We know you know telling your boss you won’t make it to work because you “just put a casserole in the oven” or “you woke up in a good mood and don’t want to ruin it” is ridiculous (if not slightly respectable). And yet, they're some of the most dubious excuses employers responding to a CareerBuilder and Harris Interactive survey said they'd heard in real life.

There was also the employee who got, ahem, lucky and didn’t know where they were the next morning, the employee who wanted to heal a gall stone holistically, and the employee who accidentally got on a plane. Overall, 28 percent of employees have called in “sick” to work over the past year — a four percent decrease from the year before that. When employees were asked why they let their imaginations run so wild with excuses, 30 percent said they didn’t feel like going into the office, 29 percent said they wanted a day to relax, and others chalked the extra time to themselves for doctor’s appointments, catching up on sleep, and bad weather.

What’s funny (apart from the obvious) is that 49 percent of the over 3,000 employees (and 2,203 hiring managers) surveyed admitted their company offers paid time off. However, the aggressive business culture of today makes 23 percent of those with access to PTO feel like they have to make up an excuse to stay home. There are the employees who soldier through actual sickness and exhaustion because they can’t afford to miss a day of pay, but for the most part, employees are lying their faces off.

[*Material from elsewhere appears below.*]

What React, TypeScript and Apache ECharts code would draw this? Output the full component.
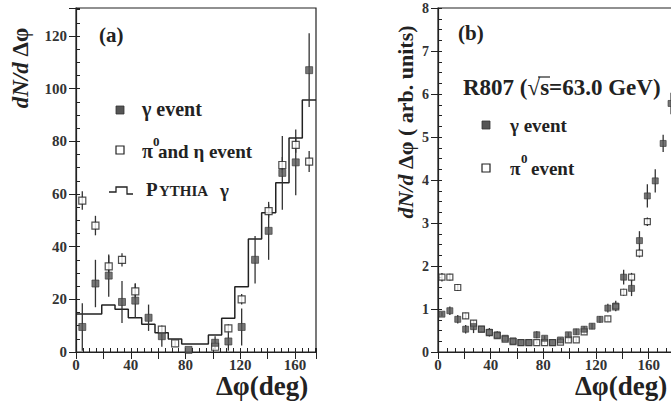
import React, { useEffect, useRef } from "react";
import * as echarts from "echarts";

// ---------- Panel (a) ----------
const phiA = [4.6, 14.2, 23.9, 33.6, 43.3, 53, 62.7, 72.4, 82.2, 91.9, 101.6, 111.3, 121, 130.8, 140.7, 150.7, 160.5, 170.3];
const gammaA = [9.5, 26, 29, 19, 19.5, 13, 6, null, 0.8, null, 3.5, 4, 9.5, 35, 46, 68, 72, 107];
const gammaErrA = [9, 9, 8, 8, 6.5, 5, 4, 0, 0, 0, 2.5, 3.5, 7, 9, 11, 14, 12.5, 14];
const pi0A = [57.5, 48, 32.5, 35, 23, null, 8.5, 3.3, null, null, 2, 9, 20, null, 53.5, 71, 78.6, 72.3];
const pi0ErrA = [3.5, 3.7, 4, 2.5, 3, 0, 1.5, 1, 0, 0, 1, 1.5, 2, 0, 2.5, 3, 3, 4];
const pythiaEdges = [0, 9.4, 18.8, 28.5, 38.2, 48, 57.7, 67.4, 77.2, 87, 96.7, 106.4, 116, 125.9, 135.6, 145.9, 155.6, 165.3, 175.3];
const pythiaA = [14.4, 14.4, 17.8, 16.2, 13, 10.5, 7.3, 4.9, 3.0, 3.0, 6.5, 12.8, 24.8, 42.9, 52.9, 64.3, 81.2, 95.7];

// ---------- Panel (b) ----------
const phiB = [3, 9, 15, 21, 27, 33, 39, 45, 51, 57, 63, 69, 75, 81, 87, 93, 99, 105, 111, 117, 123, 129, 135, 141, 147, 153, 159, 165, 171, 177];
const gammaB = [0.88, 0.96, 0.76, 0.53, 0.59, 0.53, 0.46, 0.4, 0.32, 0.26, 0.22, 0.22, 0.4, 0.32, 0.22, 0.28, 0.4, 0.47, 0.53, 0.6, 0.76, 1.02, 1.07, 1.74, 1.48, 2.59, 3.63, 3.98, 4.85, 5.78];
const gammaErrB = [0.05, 0.1, 0.1, 0.1, 0.15, 0.06, 0.1, 0.08, 0.06, 0.05, 0.04, 0.04, 0.08, 0.06, 0.04, 0.05, 0.06, 0.07, 0.07, 0.07, 0.08, 0.1, 0.12, 0.17, 0.18, 0.22, 0.27, 0.27, 0.2, 0.25];
const pi0B = [1.74, 1.74, 1.5, 0.84, 0.67, 0.53, 0.45, 0.38, 0.3, 0.24, 0.22, 0.22, 0.22, 0.22, 0.22, 0.23, 0.28, 0.28, 0.47, null, null, 0.77, 1.05, 1.39, 1.74, 2.3, 3.03, null, null, null];
const pi0ErrB = [0.1, 0.08, 0.08, 0.07, 0.05, 0.04, 0.04, 0.04, 0.04, 0.03, 0.03, 0.03, 0.03, 0.03, 0.03, 0.03, 0.04, 0.04, 0.05, 0, 0, 0.06, 0.07, 0.08, 0.1, 0.1, 0.1, 0, 0, 0];

const xTicksA = [0, 40, 80, 120, 160];
const yTicksA = [0, 20, 40, 60, 80, 100, 120];
const xTicksB = [0, 40, 80, 120, 160];
const yTicksB = [0, 1, 2, 3, 4, 5, 6, 7, 8];

const SERIF = "Liberation Serif";
const INK = "#222";

function pts(xs: number[], ys: (number | null)[]) {
  const out: number[][] = [];
  xs.forEach((x, i) => {
    if (ys[i] != null) out.push([x, ys[i] as number]);
  });
  return out;
}
function errs(xs: number[], ys: (number | null)[], es: number[]) {
  const out: number[][] = [];
  xs.forEach((x, i) => {
    const v = ys[i];
    if (v != null && es[i] > 0) out.push([x, Math.max(0, v - es[i]), v + es[i]]);
  });
  return out;
}
function steps(edges: number[], lv: number[]) {
  const out: number[][] = [];
  lv.forEach((v, i) => {
    out.push([edges[i], v]);
    out.push([edges[i + 1], v]);
  });
  return out;
}
function labelIn(list: number[]) {
  return (v: number) => {
    const hit = list.find((t) => Math.abs(t - v) < 1e-3);
    return hit === undefined ? "" : String(hit);
  };
}

const errRender = (params: any, api: any) => {
  const a = api.coord([api.value(0), api.value(1)]);
  const b = api.coord([api.value(0), api.value(2)]);
  return {
    type: "line",
    shape: { x1: a[0], y1: a[1], x2: b[0], y2: b[1] },
    style: { stroke: "#333", lineWidth: 1.3 },
  };
};

function mkX(grid: number, max: number, interval: number, len: number, labels: number[] | null) {
  return {
    type: "value",
    gridIndex: grid,
    min: 0,
    max,
    interval,
    axisLine: { show: labels !== null, lineStyle: { color: INK, width: 1.2 } },
    axisTick: { show: true, inside: true, length: len, lineStyle: { color: INK, width: 1 } },
    axisLabel: labels
      ? { show: true, formatter: labelIn(labels), fontFamily: SERIF, fontWeight: "bold", fontSize: 15, color: "#333", margin: 5, showMaxLabel: true }
      : { show: false },
    splitLine: { show: false },
  };
}
function mkY(grid: number, max: number, interval: number, len: number, labels: number[] | null, fs: number) {
  return {
    type: "value",
    gridIndex: grid,
    min: 0,
    max,
    interval,
    axisLine: { show: labels !== null, lineStyle: { color: INK, width: 1.2 } },
    axisTick: { show: true, inside: true, length: len, lineStyle: { color: INK, width: 1 } },
    axisLabel: labels
      ? { show: true, formatter: labelIn(labels), fontFamily: SERIF, fontWeight: "bold", fontSize: fs, color: "#333", margin: 9 }
      : { show: false },
    splitLine: { show: false },
  };
}

const txt = (x: number, y: number, text: string, size: number, extra: any = {}) => ({
  type: "text",
  x,
  y,
  style: {
    text,
    fontFamily: SERIF,
    fontWeight: "bold",
    fontSize: size,
    fill: INK,
    align: "left",
    verticalAlign: "middle",
    ...extra,
  },
});

export default function App() {
  const ref = useRef<HTMLDivElement>(null);
  useEffect(() => {
    if (!ref.current) return;
    const chart = echarts.init(ref.current, undefined, { renderer: "svg" });
    const option: any = {
      animation: false,
      backgroundColor: "#fff",
      grid: [
        { left: 76, top: 8, width: 240, height: 344, show: true, borderColor: INK, borderWidth: 1.2, backgroundColor: "transparent" },
        { left: 438, top: 8, width: 237, height: 344, show: true, borderColor: INK, borderWidth: 1.2, backgroundColor: "transparent" },
      ],
      xAxis: [
        mkX(0, 175.3, 5, 4, xTicksA),
        mkX(0, 175.3, 20, 7, null),
        mkX(1, 180, 20 / 3, 4, xTicksB),
        mkX(1, 180, 20, 7, null),
      ],
      yAxis: [
        mkY(0, 130.6, 5, 4, yTicksA, 15),
        mkY(0, 130.6, 20, 7, null, 15),
        mkY(1, 8, 0.25, 4, yTicksB, 14),
        mkY(1, 8, 1, 7, null, 14),
      ],
      series: [
        {
          type: "line",
          xAxisIndex: 0,
          yAxisIndex: 0,
          data: steps(pythiaEdges, pythiaA),
          showSymbol: false,
          symbol: "none",
          lineStyle: { color: INK, width: 1.5 },
          z: 2,
        },
        { type: "custom", xAxisIndex: 0, yAxisIndex: 0, data: errs(phiA, gammaA, gammaErrA), renderItem: errRender, encode: { x: 0, y: [1, 2] }, z: 3 },
        { type: "custom", xAxisIndex: 0, yAxisIndex: 0, data: errs(phiA, pi0A, pi0ErrA), renderItem: errRender, encode: { x: 0, y: [1, 2] }, z: 3 },
        {
          type: "scatter", xAxisIndex: 0, yAxisIndex: 0, data: pts(phiA, pi0A), symbol: "rect", symbolSize: 7,
          itemStyle: { color: "#fff", borderColor: INK, borderWidth: 1.2 }, z: 4,
        },
        {
          type: "scatter", xAxisIndex: 0, yAxisIndex: 0, data: pts(phiA, gammaA), symbol: "rect", symbolSize: 7,
          itemStyle: { color: "#555", borderColor: "#333", borderWidth: 0.8 }, z: 5,
        },
        { type: "custom", xAxisIndex: 2, yAxisIndex: 2, data: errs(phiB, gammaB, gammaErrB), renderItem: errRender, encode: { x: 0, y: [1, 2] }, z: 3 },
        { type: "custom", xAxisIndex: 2, yAxisIndex: 2, data: errs(phiB, pi0B, pi0ErrB), renderItem: errRender, encode: { x: 0, y: [1, 2] }, z: 3 },
        {
          type: "scatter", xAxisIndex: 2, yAxisIndex: 2, data: pts(phiB, pi0B), symbol: "rect", symbolSize: 6,
          itemStyle: { color: "#fff", borderColor: INK, borderWidth: 1.2 }, z: 4,
        },
        {
          type: "scatter", xAxisIndex: 2, yAxisIndex: 2, data: pts(phiB, gammaB), symbol: "rect", symbolSize: 6,
          itemStyle: { color: "#555", borderColor: "#333", borderWidth: 0.8 }, z: 5,
        },
      ],
      graphic: [
        // panel (a)
        txt(99, 35, "(a)", 21),
        { type: "rect", shape: { x: 116, y: 106, width: 8, height: 8 }, style: { fill: "#555", stroke: "#333", lineWidth: 0.8 } },
        txt(142, 109, "γ event", 20),
        { type: "rect", shape: { x: 116, y: 146, width: 8, height: 8 }, style: { fill: "#fff", stroke: INK, lineWidth: 1.2 } },
        txt(142, 151, "π", 20),
        txt(153, 141, "0", 13),
        txt(158, 151, "and η event", 19),
        {
          type: "polyline",
          shape: { points: [[109, 192], [116, 192], [116, 187], [127, 187], [127, 194], [133, 194]] },
          style: { stroke: INK, lineWidth: 1.3, fill: "none" },
        },
        txt(146, 199, "P", 19, { verticalAlign: "bottom" }),
        txt(159, 198, "YTHIA", 15, { verticalAlign: "bottom" }),
        txt(220, 190, "γ", 19),
        // axis names (a)
        {
          type: "text", x: 20, y: 68, rotation: Math.PI / 2,
          style: {
            text: "{i|dN/d} {r|Δφ}",
            align: "center", verticalAlign: "middle", fill: INK,
            rich: {
              i: { fontFamily: SERIF, fontWeight: "bold", fontStyle: "italic", fontSize: 23, fill: INK },
              r: { fontFamily: SERIF, fontWeight: "bold", fontSize: 23, fill: INK },
            },
            fontFamily: SERIF, fontWeight: "bold", fontSize: 23,
          },
        },
        txt(262, 386, "Δφ(deg)", 27, { align: "center" }),
        // panel (b)
        txt(458, 33, "(b)", 21),
        txt(463, 87, "R807 (√s=63.0 GeV)", 23),
        { type: "line", shape: { x1: 538, y1: 77, x2: 550, y2: 77 }, style: { stroke: INK, lineWidth: 1.2 } },
        { type: "rect", shape: { x: 482, y: 121, width: 8, height: 8 }, style: { fill: "#555", stroke: "#333", lineWidth: 0.8 } },
        txt(510, 125, "γ event", 19),
        { type: "rect", shape: { x: 482, y: 164, width: 8, height: 8 }, style: { fill: "#fff", stroke: INK, lineWidth: 1.2 } },
        txt(510, 168, "π", 19),
        txt(521, 158, "0", 13),
        txt(531, 168, "event", 19),
        {
          type: "text", x: 405, y: 122, rotation: Math.PI / 2,
          style: {
            text: "{i|dN/d} {r|Δφ ( arb. units)}",
            align: "center", verticalAlign: "middle", fill: INK,
            rich: {
              i: { fontFamily: SERIF, fontWeight: "bold", fontStyle: "italic", fontSize: 22, fill: INK },
              r: { fontFamily: SERIF, fontWeight: "bold", fontSize: 22, fill: INK },
            },
            fontFamily: SERIF, fontWeight: "bold", fontSize: 22,
          },
        },
        txt(621, 386, "Δφ(deg)", 27, { align: "center" }),
      ],
    };
    chart.setOption(option);
    return () => chart.dispose();
  }, []);
  return (
    <div style={{ position: "fixed", left: 0, top: 0, width: 671, height: 403, overflow: "hidden", background: "#fff" }}>
      <div ref={ref} style={{ width: 700, height: 403 }} />
    </div>
  );
}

You guys, your employers know you need a day off, especially the ones that offer paid time off. They want you to take time for yourself, to relax, to catch up on sleep, and Scandal. But telling bold-faced lies? Most of these employees are lucky they didn’t get fired. Nearly one in five employers said they have fired an employee for giving a fake excuse (as some tend to investigate), and a whopping 22 percent have fired an employee for outing themselves on social media.

Here’s a suggestion: Request that time off and tell your boss it’s for your health. Science has shown time out of the office sharpens focus, relieves stress, cultivates family bonds, and boosts creativity. Researchers at the University of California, Berkeley, found new stimuli, such as faces, places, smells, and taste, help unlock creative ideas whether or not the job is in arts or entertainment. There’s also research published in the journal Applied Research in Quality of Life that found people derive more short-term happiness from two or more short breaks spread throughout the year.